[EXERCISE BRIEF]
Select every line containing the word "script" from the material, and copy those lines.

[Plotting code records]
--- START ---

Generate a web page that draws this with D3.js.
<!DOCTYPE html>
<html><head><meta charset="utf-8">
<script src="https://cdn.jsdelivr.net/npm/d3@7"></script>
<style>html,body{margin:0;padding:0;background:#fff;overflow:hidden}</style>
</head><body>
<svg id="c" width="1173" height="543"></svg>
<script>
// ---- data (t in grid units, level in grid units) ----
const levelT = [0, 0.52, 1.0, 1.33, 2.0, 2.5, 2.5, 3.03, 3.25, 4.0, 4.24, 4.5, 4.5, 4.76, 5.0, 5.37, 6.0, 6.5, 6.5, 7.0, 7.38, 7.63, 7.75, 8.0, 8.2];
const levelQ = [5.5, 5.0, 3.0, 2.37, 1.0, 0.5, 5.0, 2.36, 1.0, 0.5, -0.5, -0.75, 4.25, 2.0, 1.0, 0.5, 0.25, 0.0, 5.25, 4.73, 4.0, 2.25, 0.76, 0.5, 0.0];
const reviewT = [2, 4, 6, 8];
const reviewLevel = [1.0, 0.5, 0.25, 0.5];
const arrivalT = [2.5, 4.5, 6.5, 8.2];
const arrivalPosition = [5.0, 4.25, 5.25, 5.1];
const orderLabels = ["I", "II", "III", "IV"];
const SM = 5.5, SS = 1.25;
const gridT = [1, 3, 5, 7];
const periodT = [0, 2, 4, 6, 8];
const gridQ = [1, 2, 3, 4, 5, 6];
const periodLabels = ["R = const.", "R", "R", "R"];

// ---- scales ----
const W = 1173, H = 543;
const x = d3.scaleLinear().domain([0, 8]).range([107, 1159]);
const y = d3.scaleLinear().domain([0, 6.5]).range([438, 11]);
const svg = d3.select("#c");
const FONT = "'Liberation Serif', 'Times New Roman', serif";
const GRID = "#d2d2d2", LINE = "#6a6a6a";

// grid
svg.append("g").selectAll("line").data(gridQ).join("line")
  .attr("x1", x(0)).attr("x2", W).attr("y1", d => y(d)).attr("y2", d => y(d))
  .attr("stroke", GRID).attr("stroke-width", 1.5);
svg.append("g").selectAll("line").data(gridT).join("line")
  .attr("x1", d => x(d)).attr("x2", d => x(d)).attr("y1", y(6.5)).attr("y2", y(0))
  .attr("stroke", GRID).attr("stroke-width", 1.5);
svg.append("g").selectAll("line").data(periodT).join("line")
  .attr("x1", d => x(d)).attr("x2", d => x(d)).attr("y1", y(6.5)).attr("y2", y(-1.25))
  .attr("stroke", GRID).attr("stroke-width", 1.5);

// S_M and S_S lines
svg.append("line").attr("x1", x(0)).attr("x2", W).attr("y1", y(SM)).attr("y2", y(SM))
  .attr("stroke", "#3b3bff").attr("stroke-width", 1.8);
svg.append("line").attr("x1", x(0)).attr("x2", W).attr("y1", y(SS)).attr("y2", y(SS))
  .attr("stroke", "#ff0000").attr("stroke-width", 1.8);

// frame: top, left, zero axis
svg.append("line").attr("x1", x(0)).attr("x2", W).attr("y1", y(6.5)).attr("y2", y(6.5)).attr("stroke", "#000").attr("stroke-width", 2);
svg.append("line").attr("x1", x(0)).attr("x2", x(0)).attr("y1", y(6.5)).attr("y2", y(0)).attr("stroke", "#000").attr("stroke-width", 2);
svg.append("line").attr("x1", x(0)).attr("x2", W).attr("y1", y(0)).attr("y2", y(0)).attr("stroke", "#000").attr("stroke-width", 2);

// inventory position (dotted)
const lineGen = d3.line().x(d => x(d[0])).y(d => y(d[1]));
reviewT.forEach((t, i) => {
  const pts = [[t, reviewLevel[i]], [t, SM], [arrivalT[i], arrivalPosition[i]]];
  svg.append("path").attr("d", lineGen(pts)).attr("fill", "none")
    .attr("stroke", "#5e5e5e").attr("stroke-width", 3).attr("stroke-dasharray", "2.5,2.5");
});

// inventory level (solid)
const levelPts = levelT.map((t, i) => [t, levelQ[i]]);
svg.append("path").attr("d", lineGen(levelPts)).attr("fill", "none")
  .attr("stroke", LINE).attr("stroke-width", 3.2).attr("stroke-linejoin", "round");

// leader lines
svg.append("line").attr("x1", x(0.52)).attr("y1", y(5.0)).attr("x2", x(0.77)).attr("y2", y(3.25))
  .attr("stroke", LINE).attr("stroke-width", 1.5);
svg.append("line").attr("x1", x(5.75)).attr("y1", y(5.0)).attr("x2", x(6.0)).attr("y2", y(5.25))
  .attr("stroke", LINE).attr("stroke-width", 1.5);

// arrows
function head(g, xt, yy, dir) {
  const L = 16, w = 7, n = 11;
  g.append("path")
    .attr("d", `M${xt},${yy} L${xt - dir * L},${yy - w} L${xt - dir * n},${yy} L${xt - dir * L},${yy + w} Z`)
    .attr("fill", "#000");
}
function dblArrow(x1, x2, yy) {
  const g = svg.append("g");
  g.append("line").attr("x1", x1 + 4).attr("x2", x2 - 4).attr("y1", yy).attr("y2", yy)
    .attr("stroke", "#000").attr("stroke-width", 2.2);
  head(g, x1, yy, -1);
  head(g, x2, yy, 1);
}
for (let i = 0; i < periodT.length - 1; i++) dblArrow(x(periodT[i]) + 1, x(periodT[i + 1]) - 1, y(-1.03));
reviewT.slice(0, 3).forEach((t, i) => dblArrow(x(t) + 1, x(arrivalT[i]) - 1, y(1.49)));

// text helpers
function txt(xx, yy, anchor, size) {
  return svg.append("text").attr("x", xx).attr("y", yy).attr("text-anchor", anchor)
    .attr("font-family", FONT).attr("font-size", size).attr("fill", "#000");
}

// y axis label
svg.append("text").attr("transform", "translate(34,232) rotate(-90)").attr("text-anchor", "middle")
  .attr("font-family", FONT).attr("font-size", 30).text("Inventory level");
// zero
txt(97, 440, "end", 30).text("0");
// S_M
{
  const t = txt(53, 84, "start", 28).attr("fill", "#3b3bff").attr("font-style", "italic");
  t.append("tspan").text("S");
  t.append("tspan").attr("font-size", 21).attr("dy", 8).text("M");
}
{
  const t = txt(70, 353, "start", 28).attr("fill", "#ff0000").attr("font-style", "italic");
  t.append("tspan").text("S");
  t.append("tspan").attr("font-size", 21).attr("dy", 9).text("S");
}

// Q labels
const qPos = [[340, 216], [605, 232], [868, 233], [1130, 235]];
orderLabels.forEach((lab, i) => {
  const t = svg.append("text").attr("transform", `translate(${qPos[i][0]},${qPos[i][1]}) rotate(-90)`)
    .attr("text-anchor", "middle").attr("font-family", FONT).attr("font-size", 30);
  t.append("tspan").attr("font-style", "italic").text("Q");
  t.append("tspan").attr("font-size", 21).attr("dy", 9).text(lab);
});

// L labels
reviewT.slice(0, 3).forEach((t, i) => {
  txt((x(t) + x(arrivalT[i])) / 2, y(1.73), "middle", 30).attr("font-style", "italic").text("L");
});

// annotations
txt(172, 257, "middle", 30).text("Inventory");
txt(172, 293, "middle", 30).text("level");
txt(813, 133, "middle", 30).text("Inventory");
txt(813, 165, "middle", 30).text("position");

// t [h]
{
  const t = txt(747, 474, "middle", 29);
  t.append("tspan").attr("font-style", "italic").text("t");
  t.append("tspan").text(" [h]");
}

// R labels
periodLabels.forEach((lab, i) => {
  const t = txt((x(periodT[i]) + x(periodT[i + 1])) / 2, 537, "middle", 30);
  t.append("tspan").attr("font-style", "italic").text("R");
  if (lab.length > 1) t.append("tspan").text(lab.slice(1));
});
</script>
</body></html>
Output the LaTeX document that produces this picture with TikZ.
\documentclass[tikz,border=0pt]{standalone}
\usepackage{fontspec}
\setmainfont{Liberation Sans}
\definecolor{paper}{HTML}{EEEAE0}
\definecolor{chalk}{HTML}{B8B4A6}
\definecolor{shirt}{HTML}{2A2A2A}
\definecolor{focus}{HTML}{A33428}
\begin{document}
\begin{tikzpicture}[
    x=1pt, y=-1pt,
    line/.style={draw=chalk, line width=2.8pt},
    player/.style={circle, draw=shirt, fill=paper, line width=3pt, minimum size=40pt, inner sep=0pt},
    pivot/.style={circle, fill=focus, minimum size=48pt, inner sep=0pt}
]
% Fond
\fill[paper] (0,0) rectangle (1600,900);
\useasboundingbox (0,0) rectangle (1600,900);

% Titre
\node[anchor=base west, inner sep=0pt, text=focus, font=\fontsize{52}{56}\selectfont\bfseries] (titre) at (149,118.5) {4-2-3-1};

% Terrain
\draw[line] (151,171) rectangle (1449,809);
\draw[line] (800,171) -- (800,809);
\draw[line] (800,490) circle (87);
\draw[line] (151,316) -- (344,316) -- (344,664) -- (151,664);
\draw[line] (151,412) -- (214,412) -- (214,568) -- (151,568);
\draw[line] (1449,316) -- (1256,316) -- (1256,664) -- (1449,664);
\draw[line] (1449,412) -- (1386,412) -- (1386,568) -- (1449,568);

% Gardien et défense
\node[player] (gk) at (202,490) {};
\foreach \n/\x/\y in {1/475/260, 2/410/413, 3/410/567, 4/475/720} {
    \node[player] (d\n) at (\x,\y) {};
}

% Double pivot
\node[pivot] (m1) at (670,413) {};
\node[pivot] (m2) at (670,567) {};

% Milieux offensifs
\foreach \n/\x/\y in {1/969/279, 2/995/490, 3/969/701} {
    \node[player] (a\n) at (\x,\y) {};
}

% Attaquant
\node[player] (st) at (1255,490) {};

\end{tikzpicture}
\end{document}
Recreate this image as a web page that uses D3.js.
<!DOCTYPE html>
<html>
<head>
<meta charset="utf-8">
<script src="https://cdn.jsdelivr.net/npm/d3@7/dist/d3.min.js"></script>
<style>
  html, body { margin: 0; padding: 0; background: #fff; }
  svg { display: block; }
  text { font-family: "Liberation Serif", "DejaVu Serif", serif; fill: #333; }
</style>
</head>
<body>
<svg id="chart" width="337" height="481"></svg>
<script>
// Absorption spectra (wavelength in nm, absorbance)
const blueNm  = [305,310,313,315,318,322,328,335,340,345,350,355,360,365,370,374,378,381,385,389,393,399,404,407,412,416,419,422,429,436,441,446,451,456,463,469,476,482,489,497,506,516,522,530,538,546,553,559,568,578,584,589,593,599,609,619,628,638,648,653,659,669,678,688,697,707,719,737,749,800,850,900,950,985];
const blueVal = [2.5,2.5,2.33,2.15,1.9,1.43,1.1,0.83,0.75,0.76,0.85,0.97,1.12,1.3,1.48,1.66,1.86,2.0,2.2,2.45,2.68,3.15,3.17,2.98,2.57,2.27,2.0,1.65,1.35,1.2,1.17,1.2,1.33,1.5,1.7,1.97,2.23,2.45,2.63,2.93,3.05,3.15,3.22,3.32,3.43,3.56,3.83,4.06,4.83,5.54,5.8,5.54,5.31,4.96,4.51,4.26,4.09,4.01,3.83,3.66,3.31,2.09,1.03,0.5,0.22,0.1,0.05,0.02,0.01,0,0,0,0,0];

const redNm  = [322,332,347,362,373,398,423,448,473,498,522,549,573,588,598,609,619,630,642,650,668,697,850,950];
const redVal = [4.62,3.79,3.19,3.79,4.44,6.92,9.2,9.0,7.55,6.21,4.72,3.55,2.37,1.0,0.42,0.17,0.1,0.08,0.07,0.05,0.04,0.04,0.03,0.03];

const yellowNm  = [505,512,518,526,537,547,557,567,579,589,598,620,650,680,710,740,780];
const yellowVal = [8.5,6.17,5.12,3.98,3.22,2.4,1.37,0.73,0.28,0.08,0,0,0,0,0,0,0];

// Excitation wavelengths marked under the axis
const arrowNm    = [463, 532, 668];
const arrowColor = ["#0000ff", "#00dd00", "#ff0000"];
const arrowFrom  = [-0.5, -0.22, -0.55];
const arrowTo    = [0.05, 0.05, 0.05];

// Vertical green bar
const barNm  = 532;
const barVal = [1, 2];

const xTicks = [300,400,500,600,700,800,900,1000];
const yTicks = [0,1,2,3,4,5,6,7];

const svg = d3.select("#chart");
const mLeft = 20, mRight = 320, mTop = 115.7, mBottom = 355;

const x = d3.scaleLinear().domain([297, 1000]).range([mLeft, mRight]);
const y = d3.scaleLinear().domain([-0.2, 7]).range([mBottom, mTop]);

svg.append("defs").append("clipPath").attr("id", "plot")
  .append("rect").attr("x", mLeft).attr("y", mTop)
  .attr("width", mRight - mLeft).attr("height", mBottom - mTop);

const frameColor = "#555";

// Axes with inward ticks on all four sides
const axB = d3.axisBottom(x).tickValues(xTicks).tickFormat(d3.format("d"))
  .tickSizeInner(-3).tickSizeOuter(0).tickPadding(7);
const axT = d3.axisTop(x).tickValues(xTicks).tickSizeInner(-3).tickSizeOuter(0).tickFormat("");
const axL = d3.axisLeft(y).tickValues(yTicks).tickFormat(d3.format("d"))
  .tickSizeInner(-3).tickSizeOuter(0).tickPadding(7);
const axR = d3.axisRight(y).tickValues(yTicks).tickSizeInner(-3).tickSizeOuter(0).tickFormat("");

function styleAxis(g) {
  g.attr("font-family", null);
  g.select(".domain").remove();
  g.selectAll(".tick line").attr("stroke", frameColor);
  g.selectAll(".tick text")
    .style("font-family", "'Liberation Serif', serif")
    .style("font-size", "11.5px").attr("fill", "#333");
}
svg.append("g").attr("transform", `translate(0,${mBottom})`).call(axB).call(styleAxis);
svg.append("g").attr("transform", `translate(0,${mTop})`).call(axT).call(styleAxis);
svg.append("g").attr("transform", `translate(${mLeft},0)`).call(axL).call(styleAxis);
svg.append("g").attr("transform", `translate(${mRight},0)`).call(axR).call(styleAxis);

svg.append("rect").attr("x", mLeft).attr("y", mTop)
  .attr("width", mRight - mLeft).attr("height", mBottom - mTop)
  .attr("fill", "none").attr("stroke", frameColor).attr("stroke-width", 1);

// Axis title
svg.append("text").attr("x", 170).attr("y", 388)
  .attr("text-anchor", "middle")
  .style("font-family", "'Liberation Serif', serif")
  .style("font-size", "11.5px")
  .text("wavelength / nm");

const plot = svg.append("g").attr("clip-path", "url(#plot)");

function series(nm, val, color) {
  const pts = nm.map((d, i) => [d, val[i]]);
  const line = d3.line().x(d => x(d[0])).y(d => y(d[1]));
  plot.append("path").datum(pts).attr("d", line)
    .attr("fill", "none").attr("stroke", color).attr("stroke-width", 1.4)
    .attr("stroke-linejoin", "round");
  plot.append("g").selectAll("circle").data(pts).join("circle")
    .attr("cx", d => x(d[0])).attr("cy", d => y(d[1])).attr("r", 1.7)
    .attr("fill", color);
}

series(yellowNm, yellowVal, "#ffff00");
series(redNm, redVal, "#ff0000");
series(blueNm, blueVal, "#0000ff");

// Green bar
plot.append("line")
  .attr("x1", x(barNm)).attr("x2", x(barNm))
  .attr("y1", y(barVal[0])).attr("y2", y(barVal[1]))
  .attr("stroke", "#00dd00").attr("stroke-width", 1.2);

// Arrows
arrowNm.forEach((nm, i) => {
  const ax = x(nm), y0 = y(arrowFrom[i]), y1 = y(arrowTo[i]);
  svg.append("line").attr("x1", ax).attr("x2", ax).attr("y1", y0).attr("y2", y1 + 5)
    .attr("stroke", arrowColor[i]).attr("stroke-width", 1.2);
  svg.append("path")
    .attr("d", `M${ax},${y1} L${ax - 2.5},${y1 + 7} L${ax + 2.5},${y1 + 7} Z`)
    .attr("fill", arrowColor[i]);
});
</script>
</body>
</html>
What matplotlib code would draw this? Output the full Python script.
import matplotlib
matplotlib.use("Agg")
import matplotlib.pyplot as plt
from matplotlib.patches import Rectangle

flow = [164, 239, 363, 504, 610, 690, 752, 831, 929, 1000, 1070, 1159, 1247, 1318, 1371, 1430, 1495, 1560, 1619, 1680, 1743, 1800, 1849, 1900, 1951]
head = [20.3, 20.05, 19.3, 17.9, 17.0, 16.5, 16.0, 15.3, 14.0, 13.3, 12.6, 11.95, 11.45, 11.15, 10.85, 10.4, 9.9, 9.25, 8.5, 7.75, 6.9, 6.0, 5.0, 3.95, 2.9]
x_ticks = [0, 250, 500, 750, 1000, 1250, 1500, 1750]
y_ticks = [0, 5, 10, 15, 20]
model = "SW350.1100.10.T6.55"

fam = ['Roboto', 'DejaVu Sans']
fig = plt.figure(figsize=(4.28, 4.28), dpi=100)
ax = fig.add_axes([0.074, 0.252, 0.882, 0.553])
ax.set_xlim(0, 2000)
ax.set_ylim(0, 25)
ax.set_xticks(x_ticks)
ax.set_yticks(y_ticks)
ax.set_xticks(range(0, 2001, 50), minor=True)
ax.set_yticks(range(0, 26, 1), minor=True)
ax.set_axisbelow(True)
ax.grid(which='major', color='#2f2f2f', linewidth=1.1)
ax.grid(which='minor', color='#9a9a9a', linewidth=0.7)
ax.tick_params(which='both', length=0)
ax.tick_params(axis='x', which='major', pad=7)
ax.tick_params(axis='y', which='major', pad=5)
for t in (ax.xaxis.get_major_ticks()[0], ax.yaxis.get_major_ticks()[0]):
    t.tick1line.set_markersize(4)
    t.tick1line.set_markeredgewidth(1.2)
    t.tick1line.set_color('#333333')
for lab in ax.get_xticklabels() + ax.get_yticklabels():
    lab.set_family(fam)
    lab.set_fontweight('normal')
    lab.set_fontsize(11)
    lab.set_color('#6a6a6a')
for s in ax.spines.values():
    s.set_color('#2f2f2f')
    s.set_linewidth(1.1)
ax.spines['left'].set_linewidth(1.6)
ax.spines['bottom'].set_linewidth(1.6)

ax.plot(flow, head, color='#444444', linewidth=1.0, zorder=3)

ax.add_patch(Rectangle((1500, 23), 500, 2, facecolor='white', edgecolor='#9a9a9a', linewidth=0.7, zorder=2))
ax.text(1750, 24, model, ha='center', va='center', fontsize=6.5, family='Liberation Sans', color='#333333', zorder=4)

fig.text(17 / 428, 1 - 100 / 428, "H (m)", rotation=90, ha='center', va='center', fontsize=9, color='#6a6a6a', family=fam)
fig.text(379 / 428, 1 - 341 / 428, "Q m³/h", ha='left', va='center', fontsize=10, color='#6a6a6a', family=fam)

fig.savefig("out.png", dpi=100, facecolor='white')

--- END ---

[SOLUTION]
<script src="https://cdn.jsdelivr.net/npm/d3@7"></script>
<script>
</script>
<script src="https://cdn.jsdelivr.net/npm/d3@7/dist/d3.min.js"></script>
<script>
</script>
What matplotlib code would draw this? Output the full Python script.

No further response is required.